** Start **
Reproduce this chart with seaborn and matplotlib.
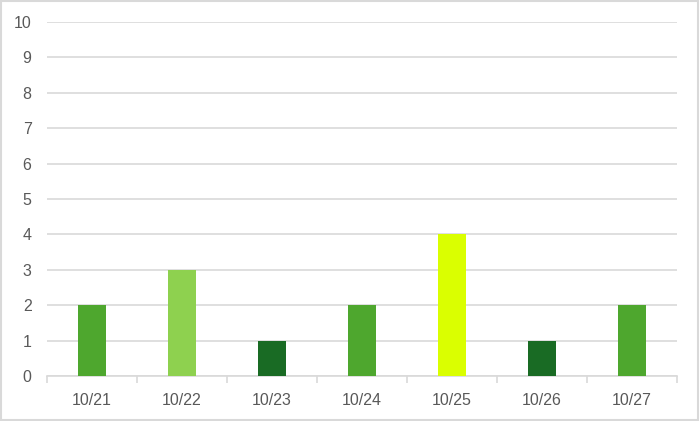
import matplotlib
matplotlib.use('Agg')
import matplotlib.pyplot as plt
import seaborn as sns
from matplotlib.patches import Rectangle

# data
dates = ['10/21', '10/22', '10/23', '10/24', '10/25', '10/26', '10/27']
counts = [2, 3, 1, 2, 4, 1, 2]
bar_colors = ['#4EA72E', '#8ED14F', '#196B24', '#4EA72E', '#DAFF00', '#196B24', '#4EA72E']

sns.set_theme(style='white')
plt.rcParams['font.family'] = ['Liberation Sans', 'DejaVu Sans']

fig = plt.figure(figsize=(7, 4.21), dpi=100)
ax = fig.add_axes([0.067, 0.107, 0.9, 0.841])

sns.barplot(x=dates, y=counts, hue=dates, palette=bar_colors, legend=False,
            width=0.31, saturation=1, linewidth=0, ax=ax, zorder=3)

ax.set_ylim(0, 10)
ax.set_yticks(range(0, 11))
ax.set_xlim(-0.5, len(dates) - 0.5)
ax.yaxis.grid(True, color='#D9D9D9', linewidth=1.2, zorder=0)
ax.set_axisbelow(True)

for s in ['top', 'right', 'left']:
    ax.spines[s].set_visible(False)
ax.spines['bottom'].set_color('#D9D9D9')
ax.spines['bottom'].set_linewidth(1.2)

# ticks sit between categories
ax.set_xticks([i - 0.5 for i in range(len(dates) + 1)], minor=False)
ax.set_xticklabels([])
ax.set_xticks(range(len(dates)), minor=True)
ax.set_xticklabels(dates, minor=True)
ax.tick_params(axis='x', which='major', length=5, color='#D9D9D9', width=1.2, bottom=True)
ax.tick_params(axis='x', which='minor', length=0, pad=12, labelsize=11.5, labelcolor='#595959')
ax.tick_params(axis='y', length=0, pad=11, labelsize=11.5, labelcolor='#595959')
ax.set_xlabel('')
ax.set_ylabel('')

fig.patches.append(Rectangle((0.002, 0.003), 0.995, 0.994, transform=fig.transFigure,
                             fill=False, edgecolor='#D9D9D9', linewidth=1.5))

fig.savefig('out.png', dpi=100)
** End **
** Start **
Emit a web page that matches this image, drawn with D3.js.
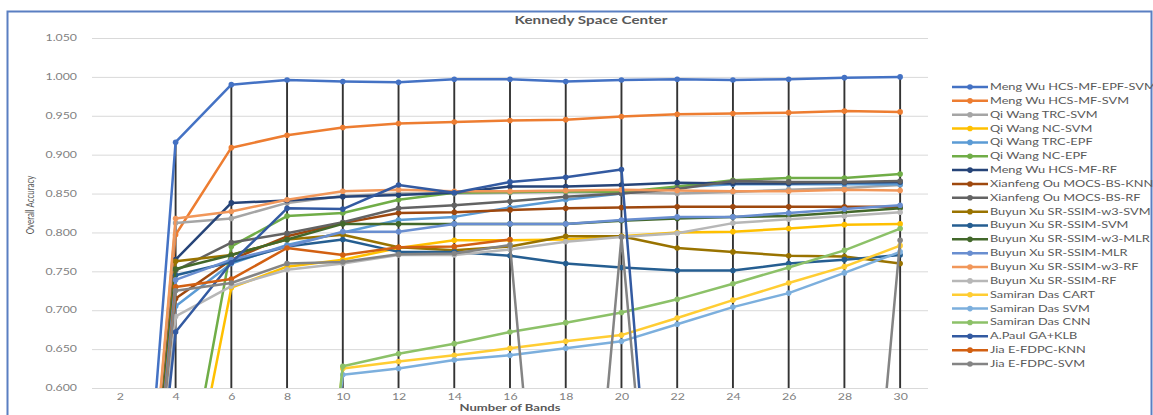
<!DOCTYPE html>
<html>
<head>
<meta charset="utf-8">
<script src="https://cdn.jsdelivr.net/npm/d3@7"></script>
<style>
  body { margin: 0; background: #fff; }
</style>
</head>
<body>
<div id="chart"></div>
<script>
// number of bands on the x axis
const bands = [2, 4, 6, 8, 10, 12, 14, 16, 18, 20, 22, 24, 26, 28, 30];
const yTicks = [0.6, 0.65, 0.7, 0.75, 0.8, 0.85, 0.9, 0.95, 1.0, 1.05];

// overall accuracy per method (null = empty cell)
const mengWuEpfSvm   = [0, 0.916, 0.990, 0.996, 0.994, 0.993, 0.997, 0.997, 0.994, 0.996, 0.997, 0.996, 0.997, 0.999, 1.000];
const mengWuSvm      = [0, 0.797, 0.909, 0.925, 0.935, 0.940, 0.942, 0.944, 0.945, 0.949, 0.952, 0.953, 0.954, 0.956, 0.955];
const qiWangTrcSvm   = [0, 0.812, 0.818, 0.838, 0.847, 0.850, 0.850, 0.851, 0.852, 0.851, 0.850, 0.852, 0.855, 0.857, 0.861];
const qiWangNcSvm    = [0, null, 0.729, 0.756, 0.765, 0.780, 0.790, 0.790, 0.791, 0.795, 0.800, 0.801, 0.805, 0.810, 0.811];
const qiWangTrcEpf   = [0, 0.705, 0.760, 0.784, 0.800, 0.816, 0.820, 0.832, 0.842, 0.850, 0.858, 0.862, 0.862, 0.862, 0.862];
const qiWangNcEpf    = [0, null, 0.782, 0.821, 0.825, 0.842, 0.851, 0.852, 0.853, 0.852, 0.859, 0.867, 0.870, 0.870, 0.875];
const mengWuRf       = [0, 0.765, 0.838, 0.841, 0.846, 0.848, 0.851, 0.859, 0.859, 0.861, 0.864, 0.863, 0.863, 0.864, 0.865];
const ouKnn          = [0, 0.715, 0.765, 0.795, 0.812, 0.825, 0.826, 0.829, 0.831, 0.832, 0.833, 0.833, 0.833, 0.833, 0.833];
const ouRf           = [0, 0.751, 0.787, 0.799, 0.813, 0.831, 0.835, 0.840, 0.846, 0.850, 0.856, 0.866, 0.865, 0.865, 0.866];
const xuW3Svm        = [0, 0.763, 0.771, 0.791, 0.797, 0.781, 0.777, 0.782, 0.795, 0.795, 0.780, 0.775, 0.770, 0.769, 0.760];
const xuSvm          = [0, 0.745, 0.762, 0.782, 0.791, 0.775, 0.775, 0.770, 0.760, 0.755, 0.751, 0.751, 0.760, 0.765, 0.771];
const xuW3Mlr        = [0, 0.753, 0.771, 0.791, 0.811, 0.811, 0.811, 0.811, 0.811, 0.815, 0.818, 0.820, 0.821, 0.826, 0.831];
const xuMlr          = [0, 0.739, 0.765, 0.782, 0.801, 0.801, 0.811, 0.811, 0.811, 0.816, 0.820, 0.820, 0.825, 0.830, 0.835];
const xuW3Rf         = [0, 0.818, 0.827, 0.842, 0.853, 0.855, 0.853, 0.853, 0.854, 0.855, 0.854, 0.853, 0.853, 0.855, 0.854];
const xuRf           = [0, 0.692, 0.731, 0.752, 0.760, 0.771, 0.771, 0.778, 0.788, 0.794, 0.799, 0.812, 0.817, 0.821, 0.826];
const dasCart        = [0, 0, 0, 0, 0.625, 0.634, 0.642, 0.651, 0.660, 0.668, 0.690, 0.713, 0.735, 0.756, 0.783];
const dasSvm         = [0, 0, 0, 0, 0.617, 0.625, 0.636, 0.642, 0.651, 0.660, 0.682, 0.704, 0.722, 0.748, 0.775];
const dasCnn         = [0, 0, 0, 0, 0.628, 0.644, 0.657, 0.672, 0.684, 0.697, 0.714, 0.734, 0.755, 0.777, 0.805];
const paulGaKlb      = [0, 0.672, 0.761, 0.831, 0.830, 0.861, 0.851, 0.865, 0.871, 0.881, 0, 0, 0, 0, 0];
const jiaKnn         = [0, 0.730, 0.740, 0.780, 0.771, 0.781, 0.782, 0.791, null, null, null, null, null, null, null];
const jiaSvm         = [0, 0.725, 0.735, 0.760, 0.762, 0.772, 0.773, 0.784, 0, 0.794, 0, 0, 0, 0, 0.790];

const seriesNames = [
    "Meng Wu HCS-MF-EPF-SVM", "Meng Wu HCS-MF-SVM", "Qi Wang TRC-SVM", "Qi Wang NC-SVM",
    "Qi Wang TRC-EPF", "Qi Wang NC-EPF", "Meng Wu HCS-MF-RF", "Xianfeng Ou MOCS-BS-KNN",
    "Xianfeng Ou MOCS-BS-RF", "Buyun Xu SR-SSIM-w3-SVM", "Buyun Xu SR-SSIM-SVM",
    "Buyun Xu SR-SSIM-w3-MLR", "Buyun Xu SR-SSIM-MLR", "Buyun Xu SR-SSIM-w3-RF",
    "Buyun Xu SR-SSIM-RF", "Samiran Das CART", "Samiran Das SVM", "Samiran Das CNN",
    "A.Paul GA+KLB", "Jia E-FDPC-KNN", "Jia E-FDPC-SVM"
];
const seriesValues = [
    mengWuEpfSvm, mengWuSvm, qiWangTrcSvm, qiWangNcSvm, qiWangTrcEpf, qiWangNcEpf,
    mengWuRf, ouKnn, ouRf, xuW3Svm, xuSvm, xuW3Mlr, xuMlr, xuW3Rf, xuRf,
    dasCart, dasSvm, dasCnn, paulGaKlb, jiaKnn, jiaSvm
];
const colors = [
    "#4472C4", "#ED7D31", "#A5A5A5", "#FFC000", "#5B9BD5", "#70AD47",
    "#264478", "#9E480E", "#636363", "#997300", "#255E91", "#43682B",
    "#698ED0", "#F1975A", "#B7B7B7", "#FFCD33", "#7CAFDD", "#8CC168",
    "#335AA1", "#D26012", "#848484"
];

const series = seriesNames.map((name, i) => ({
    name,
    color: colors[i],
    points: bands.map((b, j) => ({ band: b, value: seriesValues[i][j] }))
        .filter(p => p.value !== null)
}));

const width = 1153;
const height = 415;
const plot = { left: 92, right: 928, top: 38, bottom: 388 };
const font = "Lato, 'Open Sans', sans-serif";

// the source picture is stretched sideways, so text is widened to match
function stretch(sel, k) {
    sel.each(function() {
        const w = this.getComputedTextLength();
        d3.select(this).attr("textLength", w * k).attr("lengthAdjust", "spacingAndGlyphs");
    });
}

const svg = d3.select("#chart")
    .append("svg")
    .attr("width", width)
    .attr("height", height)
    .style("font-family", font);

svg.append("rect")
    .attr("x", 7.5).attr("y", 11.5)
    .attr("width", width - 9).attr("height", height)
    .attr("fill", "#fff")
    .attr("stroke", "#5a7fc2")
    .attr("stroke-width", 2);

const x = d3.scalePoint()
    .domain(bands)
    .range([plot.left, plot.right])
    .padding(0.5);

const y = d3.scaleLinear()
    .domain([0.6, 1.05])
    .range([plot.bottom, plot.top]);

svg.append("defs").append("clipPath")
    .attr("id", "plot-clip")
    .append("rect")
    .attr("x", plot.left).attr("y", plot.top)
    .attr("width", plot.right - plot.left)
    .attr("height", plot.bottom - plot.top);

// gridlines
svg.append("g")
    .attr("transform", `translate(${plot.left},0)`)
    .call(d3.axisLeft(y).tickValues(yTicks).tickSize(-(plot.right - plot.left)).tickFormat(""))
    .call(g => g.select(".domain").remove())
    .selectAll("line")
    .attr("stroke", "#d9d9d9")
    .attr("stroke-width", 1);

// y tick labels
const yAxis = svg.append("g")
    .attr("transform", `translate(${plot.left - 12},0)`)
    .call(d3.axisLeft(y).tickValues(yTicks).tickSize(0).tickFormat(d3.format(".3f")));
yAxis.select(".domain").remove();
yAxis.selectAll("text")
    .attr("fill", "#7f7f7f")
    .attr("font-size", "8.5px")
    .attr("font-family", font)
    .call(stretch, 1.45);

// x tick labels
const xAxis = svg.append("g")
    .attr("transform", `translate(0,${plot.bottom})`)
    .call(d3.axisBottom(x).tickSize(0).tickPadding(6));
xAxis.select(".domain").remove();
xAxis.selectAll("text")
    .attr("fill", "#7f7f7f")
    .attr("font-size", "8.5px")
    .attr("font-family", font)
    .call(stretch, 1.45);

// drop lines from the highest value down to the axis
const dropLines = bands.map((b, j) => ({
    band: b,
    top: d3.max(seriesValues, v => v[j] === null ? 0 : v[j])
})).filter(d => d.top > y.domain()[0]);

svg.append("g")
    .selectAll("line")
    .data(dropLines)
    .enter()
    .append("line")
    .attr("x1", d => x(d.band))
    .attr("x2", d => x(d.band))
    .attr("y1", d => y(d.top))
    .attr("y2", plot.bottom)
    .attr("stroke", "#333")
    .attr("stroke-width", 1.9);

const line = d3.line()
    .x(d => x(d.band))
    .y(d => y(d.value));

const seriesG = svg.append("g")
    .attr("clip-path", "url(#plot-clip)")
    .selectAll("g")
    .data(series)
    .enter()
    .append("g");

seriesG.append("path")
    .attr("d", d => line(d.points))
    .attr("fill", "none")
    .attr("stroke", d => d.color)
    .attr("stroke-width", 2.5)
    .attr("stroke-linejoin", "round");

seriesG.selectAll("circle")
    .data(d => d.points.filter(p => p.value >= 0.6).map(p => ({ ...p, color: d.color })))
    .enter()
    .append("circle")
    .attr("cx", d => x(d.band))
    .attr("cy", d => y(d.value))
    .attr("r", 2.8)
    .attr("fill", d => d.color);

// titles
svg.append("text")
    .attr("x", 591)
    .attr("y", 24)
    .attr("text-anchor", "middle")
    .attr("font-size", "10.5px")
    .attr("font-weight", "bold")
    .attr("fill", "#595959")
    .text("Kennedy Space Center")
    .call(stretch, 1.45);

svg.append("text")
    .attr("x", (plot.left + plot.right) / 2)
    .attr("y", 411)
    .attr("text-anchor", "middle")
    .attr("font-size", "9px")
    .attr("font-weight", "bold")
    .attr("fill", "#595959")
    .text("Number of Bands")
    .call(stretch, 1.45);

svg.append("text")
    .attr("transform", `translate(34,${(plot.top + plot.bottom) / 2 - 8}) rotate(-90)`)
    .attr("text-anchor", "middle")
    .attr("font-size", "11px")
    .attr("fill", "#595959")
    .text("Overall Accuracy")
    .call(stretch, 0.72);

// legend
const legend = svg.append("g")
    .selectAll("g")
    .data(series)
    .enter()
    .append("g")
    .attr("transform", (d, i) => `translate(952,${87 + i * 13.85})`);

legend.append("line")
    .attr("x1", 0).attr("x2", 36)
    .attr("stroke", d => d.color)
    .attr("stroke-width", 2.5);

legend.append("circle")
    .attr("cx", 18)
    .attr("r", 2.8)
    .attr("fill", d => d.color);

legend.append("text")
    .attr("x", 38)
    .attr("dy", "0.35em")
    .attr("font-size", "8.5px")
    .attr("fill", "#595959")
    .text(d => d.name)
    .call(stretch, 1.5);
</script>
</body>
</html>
** End **
** Start **
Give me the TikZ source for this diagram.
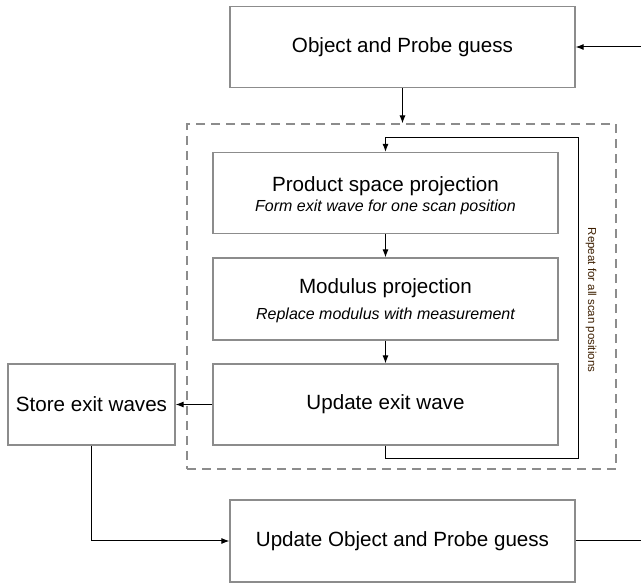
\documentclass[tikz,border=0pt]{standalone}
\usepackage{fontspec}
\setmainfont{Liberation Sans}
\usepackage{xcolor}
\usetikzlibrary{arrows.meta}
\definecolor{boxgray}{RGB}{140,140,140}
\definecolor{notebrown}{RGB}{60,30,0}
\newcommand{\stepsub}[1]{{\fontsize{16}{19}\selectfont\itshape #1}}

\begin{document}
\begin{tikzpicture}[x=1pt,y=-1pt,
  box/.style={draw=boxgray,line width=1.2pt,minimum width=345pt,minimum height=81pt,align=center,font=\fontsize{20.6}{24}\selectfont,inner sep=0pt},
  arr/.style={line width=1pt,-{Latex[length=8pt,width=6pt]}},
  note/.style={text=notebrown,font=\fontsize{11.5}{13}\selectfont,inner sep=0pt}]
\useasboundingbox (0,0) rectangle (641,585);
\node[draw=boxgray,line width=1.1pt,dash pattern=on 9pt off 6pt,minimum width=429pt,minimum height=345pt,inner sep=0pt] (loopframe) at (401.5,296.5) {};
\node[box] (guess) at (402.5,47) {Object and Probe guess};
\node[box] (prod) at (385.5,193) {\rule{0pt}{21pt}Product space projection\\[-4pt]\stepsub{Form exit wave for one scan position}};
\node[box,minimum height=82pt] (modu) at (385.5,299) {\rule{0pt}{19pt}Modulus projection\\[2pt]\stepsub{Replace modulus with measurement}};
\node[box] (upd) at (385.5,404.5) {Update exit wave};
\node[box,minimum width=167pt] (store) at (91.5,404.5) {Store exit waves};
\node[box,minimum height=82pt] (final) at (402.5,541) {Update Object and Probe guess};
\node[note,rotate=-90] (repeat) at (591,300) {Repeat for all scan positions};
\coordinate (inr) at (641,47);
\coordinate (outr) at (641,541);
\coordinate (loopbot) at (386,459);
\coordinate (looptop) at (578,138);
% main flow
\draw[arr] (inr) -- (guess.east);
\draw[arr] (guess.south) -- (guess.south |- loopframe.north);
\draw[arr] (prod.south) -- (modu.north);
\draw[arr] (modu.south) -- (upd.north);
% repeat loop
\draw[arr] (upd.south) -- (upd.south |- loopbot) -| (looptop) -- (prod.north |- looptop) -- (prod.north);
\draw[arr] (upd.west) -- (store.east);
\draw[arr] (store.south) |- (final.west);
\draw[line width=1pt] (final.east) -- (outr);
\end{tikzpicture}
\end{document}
** End **
### [Set task]
Nothing but the lines from the one with "Reproduce this chart" through the one with "ax.spines['bottom'].set_linewidth(1.2)" is to be copied, exactly and ends included. Leave pictures out.

### [Expected answer]
Reproduce this chart with seaborn and matplotlib.
import matplotlib
matplotlib.use('Agg')
import matplotlib.pyplot as plt
import seaborn as sns
from matplotlib.patches import Rectangle

# data
dates = ['10/21', '10/22', '10/23', '10/24', '10/25', '10/26', '10/27']
counts = [2, 3, 1, 2, 4, 1, 2]
bar_colors = ['#4EA72E', '#8ED14F', '#196B24', '#4EA72E', '#DAFF00', '#196B24', '#4EA72E']

sns.set_theme(style='white')
plt.rcParams['font.family'] = ['Liberation Sans', 'DejaVu Sans']

fig = plt.figure(figsize=(7, 4.21), dpi=100)
ax = fig.add_axes([0.067, 0.107, 0.9, 0.841])

sns.barplot(x=dates, y=counts, hue=dates, palette=bar_colors, legend=False,
            width=0.31, saturation=1, linewidth=0, ax=ax, zorder=3)

ax.set_ylim(0, 10)
ax.set_yticks(range(0, 11))
ax.set_xlim(-0.5, len(dates) - 0.5)
ax.yaxis.grid(True, color='#D9D9D9', linewidth=1.2, zorder=0)
ax.set_axisbelow(True)

for s in ['top', 'right', 'left']:
    ax.spines[s].set_visible(False)
ax.spines['bottom'].set_color('#D9D9D9')
ax.spines['bottom'].set_linewidth(1.2)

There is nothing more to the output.